With all-wheel drive, the EPA estimates the Pilot Elite will return 19 miles per gallon in the city, 26 mpg on the highway and 22 mpg combined. During a week of mixed driving, I managed to observe a respectable 22.1 mpg with my heavy right foot, which matches the EPA's combined rating.
Considering its 4,319-pound curb weight, the Pilot isn't too bad of a bad handler. Entering a corner reveals grabby brakes, reasonably responsive steering, brisk turn-in response, well-controlled body roll and good grip from the 245/50R20 Continental Cross Contact LX Sport tires. It certainly feels more composed and possesses better reflexes than rivals such as the Chevrolet Traverse , Ford Explorer and Nissan Pathfinder .
There is, however, a downside to the bigger tires. Ride quality isn't magic-carpet-ride smooth, meaning you'll feel impacts from most ruts and potholes you encounter.
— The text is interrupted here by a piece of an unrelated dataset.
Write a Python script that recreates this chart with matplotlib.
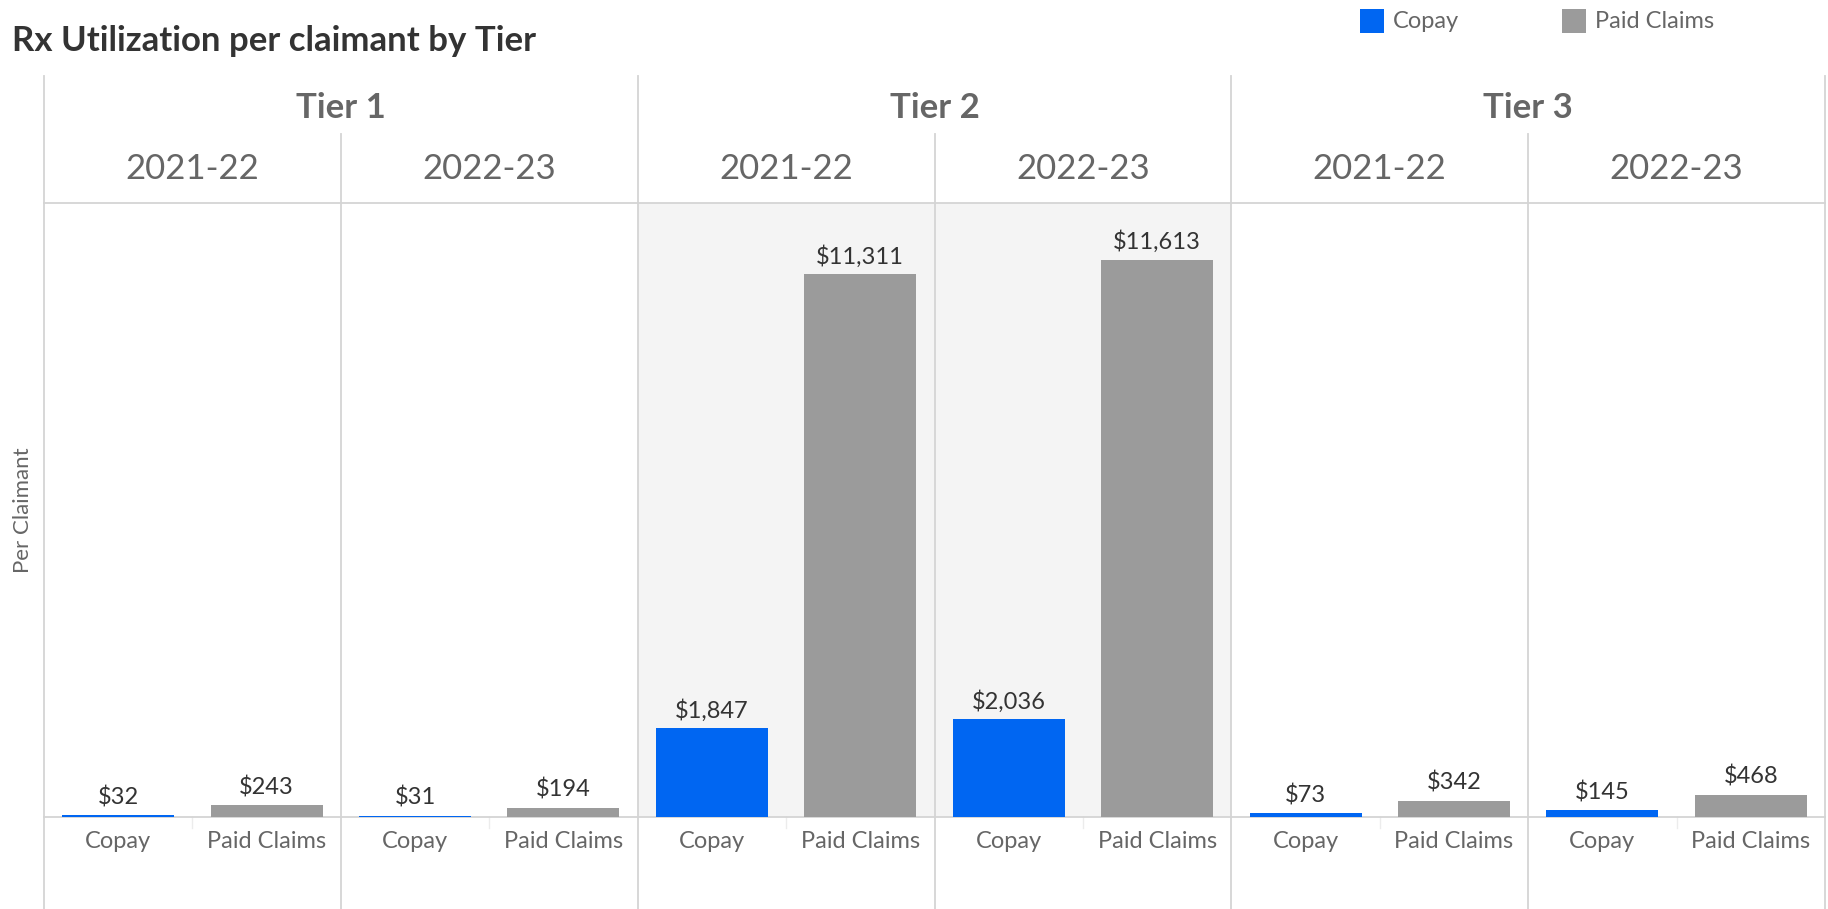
import matplotlib.pyplot as plt
from matplotlib.patches import Rectangle

plt.rcParams['font.family'] = ['Lato', 'DejaVu Sans']

tiers = ['Tier 1', 'Tier 2', 'Tier 3']
years = ['2021-22', '2022-23']
measures = ['Copay', 'Paid Claims']
copay = [32, 31, 1847, 2036, 73, 145]
paid_claims = [243, 194, 11311, 11613, 342, 468]

BLUE = '#0066f2'
GRAY = '#9b9b9b'
LINE = '#d4d4d4'
TXT = '#666666'

W, H = 1828, 909
fig = plt.figure(figsize=(W / 100, H / 100), dpi=100)

# plot area in pixel coords
left, right = 44, 1825
top, base = 203, 817
ax = fig.add_axes([left / W, 1 - base / H, (right - left) / W, (base - top) / H])
ax.set_xlim(0, 6)
ax.set_ylim(0, 12800)
ax.axis('off')

def fy(py):
    # pixel row -> axes fraction
    return (base - py) / (base - top)

tr = ax.get_xaxis_transform()

# shading for tier 2
ax.add_patch(Rectangle((2, 0), 2, 1, transform=tr, fc='#f4f4f4', ec='none', zorder=0))

bw = 0.5 * 0.755
for i in range(6):
    ax.bar(i + 0.25, copay[i], width=bw, color=BLUE, zorder=4)
    ax.bar(i + 0.75, paid_claims[i], width=bw, color=GRAY, zorder=4)
    ax.annotate(f'${copay[i]:,}', (i + 0.25, copay[i]), xytext=(0, 5),
                textcoords='offset points', ha='center', va='bottom',
                fontsize=17, color='#333333')
    ax.annotate(f'${paid_claims[i]:,}', (i + 0.75, paid_claims[i]), xytext=(0, 5),
                textcoords='offset points', ha='center', va='bottom',
                fontsize=17, color='#333333')
    for k, m in enumerate(measures):
        ax.text(i + 0.25 + 0.5 * k, fy(841), m, transform=tr, ha='center', va='center',
                fontsize=17, color=TXT)
    # faint tick between slots
    ax.plot([i + 0.5, i + 0.5], [0, fy(828)], transform=tr, color='#ececec', lw=1,
            clip_on=False, zorder=1)
    ax.text(i + 0.5, fy(169), years[i % 2], transform=tr, ha='center', va='center',
            fontsize=25, color=TXT)

for t, name in enumerate(tiers):
    ax.text(2 * t + 1, fy(108), name, transform=tr, ha='center', va='center',
            fontsize=25, color=TXT, fontweight='bold')

# grid lines
for x in range(7):
    y0 = fy(76) if x % 2 == 0 else fy(134)
    ax.plot([x, x], [fy(909), y0], transform=tr, color=LINE, lw=1.3, clip_on=False, zorder=3)
ax.plot([0, 6], [1, 1], transform=tr, color=LINE, lw=1.3, clip_on=False, zorder=3)
ax.plot([0, 6], [0, 0], transform=tr, color=LINE, lw=1.3, clip_on=False, zorder=3)

fig.text(12 / W, 1 - 41 / H, 'Rx Utilization per claimant by Tier', ha='left', va='center',
         fontsize=25, fontweight='bold', color='#333333')
fig.text(23 / W, 1 - 510 / H, 'Per Claimant', rotation=90, ha='center', va='center',
         fontsize=16, color=TXT)

# legend
for px, label, c in [(1360, 'Copay', BLUE), (1562, 'Paid Claims', GRAY)]:
    fig.patches.append(Rectangle((px / W, 1 - 33 / H), 24 / W, 24 / H, fc=c, ec='none',
                                 transform=fig.transFigure, figure=fig))
    fig.text((px + 33) / W, 1 - 21 / H, label, ha='left', va='center', fontsize=17, color=TXT)

fig.savefig('out.png', dpi=100)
The suspension still softens blows enough so things are far from harsh, but those looking for more ride comfort may want to checkout the Pilot LX or EX that come on an 18-inch wheel-and-tire package.
How I'd spec it
As enticing as getting a full-zoot Elite model is, with niceties like a panoramic roof and heated and cooled front seats, my test car's $49,015 price tag, including $995 for destination, is pretty dear. To make the dent in my bank account a little less severe, my ideal Pilot would be a Touring model with all-wheel drive and a Modern Steel paint job, which starts at $45,415. Add in the $500 heated steering wheel for toasty paws in the winter then turns it into a $45,915 vehicle.
Ready to take on all comers
The updates to the 2019 Honda Pilot not only make an already strong three-row crossover SUV better, but come at a good time to fend off some newer competitors like the Subaru Ascent and Volkswagen Atlas . With good looks both inside and out, an improved technology menu and smoother and refined drive characteristics, the Pilot is among the most complete and buttoned-up entries in the segment today. It's now an even better can't-go-wrong family hauler.